MATERIAL PROVIDED ->
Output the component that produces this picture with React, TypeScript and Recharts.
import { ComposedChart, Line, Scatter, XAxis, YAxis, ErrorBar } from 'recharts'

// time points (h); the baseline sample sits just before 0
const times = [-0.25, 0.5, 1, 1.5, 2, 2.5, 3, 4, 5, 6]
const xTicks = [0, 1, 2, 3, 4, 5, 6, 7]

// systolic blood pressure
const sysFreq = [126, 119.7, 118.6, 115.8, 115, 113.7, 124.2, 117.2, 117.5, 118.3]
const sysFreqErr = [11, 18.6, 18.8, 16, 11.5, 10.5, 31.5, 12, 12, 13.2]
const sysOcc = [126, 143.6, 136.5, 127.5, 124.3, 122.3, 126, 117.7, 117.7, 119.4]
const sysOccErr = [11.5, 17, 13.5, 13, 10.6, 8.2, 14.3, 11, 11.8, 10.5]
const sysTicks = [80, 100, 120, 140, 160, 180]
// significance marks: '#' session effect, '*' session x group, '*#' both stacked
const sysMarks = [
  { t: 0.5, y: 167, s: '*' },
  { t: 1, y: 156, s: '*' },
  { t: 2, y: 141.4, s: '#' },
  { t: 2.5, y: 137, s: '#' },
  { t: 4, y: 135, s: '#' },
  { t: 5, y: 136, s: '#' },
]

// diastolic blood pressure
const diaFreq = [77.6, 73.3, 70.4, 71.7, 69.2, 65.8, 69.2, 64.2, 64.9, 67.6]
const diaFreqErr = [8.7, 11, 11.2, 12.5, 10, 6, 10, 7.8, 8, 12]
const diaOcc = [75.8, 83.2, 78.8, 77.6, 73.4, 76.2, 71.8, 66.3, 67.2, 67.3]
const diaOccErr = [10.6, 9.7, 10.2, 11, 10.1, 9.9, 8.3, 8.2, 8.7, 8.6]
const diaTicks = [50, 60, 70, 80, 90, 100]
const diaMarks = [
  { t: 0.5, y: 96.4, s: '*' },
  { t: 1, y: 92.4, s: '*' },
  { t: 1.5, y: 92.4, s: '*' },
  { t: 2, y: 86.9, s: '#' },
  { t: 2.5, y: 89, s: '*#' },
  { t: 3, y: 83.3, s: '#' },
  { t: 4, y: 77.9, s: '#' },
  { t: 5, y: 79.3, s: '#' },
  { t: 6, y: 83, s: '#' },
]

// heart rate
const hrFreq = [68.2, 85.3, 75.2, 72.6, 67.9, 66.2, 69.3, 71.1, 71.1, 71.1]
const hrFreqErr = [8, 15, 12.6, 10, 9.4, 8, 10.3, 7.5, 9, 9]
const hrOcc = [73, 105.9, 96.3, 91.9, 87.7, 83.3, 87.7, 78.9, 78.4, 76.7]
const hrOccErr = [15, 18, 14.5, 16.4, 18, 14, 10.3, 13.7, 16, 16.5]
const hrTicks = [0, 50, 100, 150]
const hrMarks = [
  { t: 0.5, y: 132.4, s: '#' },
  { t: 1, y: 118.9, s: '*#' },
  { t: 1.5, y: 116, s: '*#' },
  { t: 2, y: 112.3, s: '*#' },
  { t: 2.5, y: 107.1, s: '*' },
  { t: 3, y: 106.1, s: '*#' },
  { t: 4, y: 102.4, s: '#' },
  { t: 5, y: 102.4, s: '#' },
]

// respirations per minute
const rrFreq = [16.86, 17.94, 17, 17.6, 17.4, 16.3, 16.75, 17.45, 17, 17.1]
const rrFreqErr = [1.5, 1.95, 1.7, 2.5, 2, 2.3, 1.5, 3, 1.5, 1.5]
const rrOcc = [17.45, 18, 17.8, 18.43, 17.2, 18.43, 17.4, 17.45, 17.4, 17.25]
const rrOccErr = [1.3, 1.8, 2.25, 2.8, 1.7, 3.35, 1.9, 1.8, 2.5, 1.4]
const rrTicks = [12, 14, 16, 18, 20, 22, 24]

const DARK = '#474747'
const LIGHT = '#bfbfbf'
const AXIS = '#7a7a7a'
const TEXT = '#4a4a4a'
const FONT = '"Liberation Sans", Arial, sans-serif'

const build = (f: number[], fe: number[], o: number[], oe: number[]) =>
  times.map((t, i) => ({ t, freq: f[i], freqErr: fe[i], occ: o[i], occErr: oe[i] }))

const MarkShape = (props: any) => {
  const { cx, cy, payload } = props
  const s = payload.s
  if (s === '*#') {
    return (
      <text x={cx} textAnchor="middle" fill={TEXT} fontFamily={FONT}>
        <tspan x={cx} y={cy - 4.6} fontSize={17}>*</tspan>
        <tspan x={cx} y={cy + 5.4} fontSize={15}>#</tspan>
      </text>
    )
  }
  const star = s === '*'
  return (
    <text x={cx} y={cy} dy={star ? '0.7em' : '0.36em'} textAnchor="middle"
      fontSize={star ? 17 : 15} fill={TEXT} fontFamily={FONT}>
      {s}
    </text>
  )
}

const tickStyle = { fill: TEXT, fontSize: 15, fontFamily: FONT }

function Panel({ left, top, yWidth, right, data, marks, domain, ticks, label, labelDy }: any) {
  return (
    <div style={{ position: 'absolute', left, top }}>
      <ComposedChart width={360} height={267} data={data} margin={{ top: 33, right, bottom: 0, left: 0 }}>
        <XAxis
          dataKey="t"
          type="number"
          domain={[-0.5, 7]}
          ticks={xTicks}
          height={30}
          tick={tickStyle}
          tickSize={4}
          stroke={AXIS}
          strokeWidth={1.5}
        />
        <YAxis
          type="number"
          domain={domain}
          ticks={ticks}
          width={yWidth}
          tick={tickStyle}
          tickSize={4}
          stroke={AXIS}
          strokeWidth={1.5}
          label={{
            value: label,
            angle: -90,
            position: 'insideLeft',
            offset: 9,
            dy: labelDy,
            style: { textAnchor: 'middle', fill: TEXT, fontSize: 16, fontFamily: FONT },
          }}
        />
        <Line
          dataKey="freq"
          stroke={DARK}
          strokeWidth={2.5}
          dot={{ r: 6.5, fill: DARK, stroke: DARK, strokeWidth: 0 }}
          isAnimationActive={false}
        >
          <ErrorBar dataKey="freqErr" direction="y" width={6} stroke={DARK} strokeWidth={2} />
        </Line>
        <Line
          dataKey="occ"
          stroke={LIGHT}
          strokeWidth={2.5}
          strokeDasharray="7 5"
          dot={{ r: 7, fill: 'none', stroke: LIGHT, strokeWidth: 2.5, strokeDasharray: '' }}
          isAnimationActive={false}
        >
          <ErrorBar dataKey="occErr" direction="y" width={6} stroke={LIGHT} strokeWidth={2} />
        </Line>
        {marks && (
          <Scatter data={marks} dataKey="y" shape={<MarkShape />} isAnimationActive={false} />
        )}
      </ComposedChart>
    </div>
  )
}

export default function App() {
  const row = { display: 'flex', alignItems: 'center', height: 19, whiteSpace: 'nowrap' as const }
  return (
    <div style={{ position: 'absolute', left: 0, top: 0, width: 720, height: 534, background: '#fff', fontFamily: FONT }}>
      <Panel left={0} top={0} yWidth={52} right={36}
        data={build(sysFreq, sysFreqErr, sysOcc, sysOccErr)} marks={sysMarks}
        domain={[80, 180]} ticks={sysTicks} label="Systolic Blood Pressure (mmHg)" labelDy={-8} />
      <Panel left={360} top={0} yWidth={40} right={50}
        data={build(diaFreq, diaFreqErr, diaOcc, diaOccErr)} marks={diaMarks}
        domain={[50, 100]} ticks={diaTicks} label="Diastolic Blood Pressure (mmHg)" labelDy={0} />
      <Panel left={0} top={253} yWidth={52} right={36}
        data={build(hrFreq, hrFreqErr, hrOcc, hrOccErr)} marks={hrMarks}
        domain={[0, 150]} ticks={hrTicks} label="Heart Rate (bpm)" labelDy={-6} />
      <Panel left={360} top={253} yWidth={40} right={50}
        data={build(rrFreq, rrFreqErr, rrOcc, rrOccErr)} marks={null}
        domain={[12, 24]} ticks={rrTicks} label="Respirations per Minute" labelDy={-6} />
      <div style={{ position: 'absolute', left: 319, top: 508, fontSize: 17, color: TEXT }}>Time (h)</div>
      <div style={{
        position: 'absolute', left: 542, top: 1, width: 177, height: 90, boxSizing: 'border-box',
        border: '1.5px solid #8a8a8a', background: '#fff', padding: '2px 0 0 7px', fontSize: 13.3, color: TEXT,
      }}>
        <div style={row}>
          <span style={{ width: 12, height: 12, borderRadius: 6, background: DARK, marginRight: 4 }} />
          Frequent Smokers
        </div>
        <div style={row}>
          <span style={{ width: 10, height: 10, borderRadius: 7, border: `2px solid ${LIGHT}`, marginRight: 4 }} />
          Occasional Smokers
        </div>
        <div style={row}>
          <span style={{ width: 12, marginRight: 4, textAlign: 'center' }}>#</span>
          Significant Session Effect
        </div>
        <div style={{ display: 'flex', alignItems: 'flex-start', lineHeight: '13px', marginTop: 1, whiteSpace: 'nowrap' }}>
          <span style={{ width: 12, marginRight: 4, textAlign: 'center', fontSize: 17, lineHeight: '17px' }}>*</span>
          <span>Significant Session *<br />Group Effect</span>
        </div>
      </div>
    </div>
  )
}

REQUIREMENT ->
Exactly as they stand, set down the lines from the top of the data through the line with "const xTicks = [0, 1, 2, 3, 4, 5, 6, 7]".

OUTPUT BELOW ->
Output the component that produces this picture with React, TypeScript and Recharts.
import { ComposedChart, Line, Scatter, XAxis, YAxis, ErrorBar } from 'recharts'

// time points (h); the baseline sample sits just before 0
const times = [-0.25, 0.5, 1, 1.5, 2, 2.5, 3, 4, 5, 6]
const xTicks = [0, 1, 2, 3, 4, 5, 6, 7]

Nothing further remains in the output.